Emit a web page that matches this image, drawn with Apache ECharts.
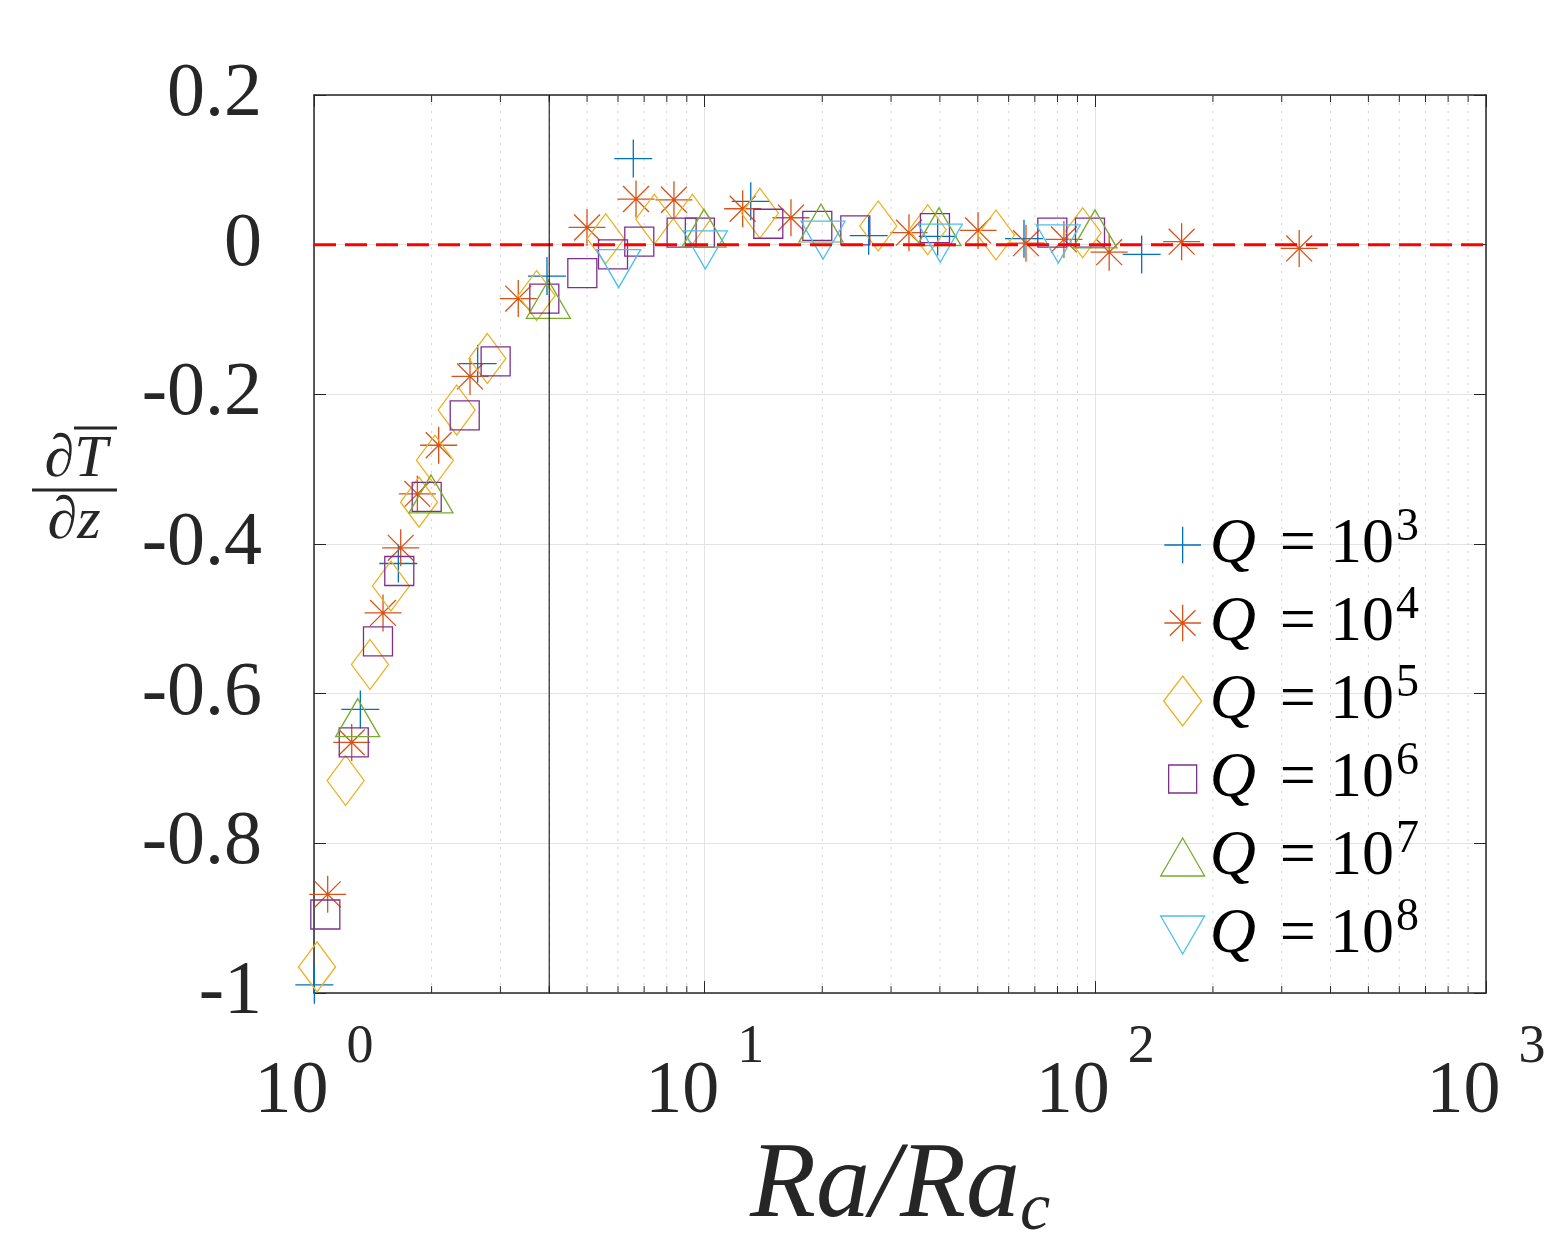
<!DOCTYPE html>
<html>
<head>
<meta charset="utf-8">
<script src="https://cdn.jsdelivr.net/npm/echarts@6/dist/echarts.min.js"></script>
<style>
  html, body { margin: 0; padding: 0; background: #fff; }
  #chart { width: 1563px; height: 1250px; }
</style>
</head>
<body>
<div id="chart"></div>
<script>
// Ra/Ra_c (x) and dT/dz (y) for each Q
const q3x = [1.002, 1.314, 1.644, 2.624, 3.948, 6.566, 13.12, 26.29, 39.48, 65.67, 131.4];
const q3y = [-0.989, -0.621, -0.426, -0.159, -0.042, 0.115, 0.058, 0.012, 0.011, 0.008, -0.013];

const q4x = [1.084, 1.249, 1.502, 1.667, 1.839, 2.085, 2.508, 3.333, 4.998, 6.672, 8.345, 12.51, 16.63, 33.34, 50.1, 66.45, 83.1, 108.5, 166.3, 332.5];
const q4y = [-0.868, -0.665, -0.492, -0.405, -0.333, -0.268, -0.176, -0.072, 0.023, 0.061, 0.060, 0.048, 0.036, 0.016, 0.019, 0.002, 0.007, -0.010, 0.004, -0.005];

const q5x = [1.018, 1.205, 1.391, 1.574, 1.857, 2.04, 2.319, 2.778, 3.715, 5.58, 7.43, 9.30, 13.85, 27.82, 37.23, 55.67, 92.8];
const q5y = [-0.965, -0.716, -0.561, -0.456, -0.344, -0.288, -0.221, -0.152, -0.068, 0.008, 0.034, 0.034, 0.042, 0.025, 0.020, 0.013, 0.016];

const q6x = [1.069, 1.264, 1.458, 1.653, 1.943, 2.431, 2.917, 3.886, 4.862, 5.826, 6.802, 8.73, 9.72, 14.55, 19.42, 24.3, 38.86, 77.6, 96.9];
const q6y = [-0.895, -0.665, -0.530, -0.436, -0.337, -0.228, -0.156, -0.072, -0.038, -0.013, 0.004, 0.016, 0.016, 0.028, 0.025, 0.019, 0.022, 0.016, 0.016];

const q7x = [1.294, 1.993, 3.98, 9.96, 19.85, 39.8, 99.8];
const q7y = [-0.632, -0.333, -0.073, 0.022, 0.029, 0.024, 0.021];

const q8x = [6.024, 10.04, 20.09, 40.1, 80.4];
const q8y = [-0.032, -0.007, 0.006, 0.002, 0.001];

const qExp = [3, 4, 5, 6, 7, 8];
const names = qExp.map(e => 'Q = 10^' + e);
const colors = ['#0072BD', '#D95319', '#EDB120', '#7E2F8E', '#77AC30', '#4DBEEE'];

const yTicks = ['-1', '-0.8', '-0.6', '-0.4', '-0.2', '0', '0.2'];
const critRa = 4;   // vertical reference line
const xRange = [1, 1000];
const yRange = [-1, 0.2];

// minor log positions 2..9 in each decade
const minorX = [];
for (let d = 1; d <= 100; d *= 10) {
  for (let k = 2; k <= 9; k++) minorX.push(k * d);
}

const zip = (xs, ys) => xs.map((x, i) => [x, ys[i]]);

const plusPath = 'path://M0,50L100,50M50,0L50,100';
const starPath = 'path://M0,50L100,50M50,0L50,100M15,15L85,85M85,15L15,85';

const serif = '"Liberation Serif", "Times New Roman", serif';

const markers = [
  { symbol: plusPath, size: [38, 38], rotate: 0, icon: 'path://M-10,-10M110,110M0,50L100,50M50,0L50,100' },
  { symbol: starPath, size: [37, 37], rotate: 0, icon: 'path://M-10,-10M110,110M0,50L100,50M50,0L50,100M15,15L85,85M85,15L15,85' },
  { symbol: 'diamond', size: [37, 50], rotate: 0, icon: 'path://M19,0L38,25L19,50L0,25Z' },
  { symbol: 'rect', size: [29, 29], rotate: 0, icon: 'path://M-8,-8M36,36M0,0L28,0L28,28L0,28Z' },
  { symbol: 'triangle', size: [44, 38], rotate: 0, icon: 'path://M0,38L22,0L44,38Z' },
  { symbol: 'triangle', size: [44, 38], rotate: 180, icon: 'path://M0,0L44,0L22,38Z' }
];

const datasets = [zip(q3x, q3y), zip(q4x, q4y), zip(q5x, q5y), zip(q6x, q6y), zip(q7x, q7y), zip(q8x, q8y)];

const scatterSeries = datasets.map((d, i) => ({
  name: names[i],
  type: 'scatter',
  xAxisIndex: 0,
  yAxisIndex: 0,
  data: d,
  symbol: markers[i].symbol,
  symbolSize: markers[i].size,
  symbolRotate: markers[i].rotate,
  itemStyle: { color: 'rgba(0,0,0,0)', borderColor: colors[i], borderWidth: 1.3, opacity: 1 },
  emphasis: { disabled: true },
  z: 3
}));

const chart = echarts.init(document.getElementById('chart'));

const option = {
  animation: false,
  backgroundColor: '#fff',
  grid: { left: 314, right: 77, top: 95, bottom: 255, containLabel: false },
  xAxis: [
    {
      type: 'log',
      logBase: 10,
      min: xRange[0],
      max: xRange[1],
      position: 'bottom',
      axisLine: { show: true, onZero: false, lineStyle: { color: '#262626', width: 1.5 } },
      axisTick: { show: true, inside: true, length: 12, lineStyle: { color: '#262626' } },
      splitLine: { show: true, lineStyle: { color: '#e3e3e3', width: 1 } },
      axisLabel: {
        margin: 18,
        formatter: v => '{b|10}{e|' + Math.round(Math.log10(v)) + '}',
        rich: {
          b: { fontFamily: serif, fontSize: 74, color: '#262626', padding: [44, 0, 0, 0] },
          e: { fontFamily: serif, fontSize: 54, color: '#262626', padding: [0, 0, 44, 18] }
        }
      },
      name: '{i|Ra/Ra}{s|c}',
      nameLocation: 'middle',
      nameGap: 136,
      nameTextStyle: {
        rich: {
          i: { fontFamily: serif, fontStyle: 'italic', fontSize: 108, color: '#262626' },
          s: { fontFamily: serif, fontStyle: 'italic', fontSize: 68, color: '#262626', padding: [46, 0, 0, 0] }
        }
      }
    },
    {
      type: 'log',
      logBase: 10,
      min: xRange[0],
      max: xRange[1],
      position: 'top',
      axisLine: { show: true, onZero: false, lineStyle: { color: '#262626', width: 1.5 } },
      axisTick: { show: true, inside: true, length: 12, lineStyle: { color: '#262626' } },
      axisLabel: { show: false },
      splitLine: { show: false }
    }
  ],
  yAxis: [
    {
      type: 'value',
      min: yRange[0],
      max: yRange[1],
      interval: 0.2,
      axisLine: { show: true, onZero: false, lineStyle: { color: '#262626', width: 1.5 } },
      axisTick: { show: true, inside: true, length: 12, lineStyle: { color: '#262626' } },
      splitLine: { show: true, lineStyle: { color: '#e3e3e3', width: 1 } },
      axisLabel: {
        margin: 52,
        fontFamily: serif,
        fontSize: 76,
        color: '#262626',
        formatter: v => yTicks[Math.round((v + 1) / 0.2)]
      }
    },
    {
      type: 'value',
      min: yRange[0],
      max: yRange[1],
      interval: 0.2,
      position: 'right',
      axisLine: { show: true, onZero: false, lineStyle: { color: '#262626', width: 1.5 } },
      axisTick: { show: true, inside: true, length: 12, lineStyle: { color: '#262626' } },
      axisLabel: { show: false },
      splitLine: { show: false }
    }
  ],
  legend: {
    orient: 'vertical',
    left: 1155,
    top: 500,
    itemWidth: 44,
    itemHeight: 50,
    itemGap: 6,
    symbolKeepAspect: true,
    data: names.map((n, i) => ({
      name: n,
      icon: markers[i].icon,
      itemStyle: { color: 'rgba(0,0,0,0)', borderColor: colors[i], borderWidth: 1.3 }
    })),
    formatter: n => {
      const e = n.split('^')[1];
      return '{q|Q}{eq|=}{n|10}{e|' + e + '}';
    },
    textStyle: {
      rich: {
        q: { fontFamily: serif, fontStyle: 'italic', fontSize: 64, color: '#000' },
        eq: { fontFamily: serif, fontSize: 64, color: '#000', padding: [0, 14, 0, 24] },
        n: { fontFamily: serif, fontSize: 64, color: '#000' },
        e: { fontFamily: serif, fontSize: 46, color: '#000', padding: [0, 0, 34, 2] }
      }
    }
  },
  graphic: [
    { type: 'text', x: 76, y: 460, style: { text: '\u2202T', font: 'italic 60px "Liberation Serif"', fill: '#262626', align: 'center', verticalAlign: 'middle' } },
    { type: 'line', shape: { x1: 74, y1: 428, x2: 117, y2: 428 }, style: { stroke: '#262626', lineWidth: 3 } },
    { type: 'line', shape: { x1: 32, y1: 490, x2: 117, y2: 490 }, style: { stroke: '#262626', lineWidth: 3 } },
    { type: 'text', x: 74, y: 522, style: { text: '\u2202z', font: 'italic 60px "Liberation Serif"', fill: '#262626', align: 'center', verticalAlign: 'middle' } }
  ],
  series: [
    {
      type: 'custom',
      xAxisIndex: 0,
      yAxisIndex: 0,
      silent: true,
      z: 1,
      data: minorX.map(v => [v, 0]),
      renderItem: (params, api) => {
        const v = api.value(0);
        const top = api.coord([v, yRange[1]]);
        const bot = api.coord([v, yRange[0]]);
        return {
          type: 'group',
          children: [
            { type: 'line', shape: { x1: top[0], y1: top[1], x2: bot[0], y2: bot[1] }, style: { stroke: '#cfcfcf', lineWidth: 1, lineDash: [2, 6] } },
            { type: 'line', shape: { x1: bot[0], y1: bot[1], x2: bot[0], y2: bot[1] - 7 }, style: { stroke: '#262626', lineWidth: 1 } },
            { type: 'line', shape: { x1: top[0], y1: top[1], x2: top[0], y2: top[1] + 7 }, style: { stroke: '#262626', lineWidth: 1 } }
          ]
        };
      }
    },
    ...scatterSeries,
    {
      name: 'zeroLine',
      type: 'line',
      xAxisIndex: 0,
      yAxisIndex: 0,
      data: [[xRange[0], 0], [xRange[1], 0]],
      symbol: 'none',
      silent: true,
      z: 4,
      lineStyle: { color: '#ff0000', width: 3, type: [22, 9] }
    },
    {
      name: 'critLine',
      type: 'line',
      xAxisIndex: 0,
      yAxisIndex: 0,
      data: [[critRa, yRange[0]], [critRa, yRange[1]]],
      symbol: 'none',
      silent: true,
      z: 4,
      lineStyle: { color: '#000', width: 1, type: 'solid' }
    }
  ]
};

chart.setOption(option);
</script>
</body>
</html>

* [What the exercise asks] Repeat, word for word and with no pictures, only the lines running from the beginning of the data to the line that contains "0.020, 0.013, 0.016];".

* [Result for this task]
Emit a web page that matches this image, drawn with Apache ECharts.
<!DOCTYPE html>
<html>
<head>
<meta charset="utf-8">
<script src="https://cdn.jsdelivr.net/npm/echarts@6/dist/echarts.min.js"></script>
<style>
  html, body { margin: 0; padding: 0; background: #fff; }
  #chart { width: 1563px; height: 1250px; }
</style>
</head>
<body>
<div id="chart"></div>
<script>
// Ra/Ra_c (x) and dT/dz (y) for each Q
const q3x = [1.002, 1.314, 1.644, 2.624, 3.948, 6.566, 13.12, 26.29, 39.48, 65.67, 131.4];
const q3y = [-0.989, -0.621, -0.426, -0.159, -0.042, 0.115, 0.058, 0.012, 0.011, 0.008, -0.013];

const q4x = [1.084, 1.249, 1.502, 1.667, 1.839, 2.085, 2.508, 3.333, 4.998, 6.672, 8.345, 12.51, 16.63, 33.34, 50.1, 66.45, 83.1, 108.5, 166.3, 332.5];
const q4y = [-0.868, -0.665, -0.492, -0.405, -0.333, -0.268, -0.176, -0.072, 0.023, 0.061, 0.060, 0.048, 0.036, 0.016, 0.019, 0.002, 0.007, -0.010, 0.004, -0.005];

const q5x = [1.018, 1.205, 1.391, 1.574, 1.857, 2.04, 2.319, 2.778, 3.715, 5.58, 7.43, 9.30, 13.85, 27.82, 37.23, 55.67, 92.8];
const q5y = [-0.965, -0.716, -0.561, -0.456, -0.344, -0.288, -0.221, -0.152, -0.068, 0.008, 0.034, 0.034, 0.042, 0.025, 0.020, 0.013, 0.016];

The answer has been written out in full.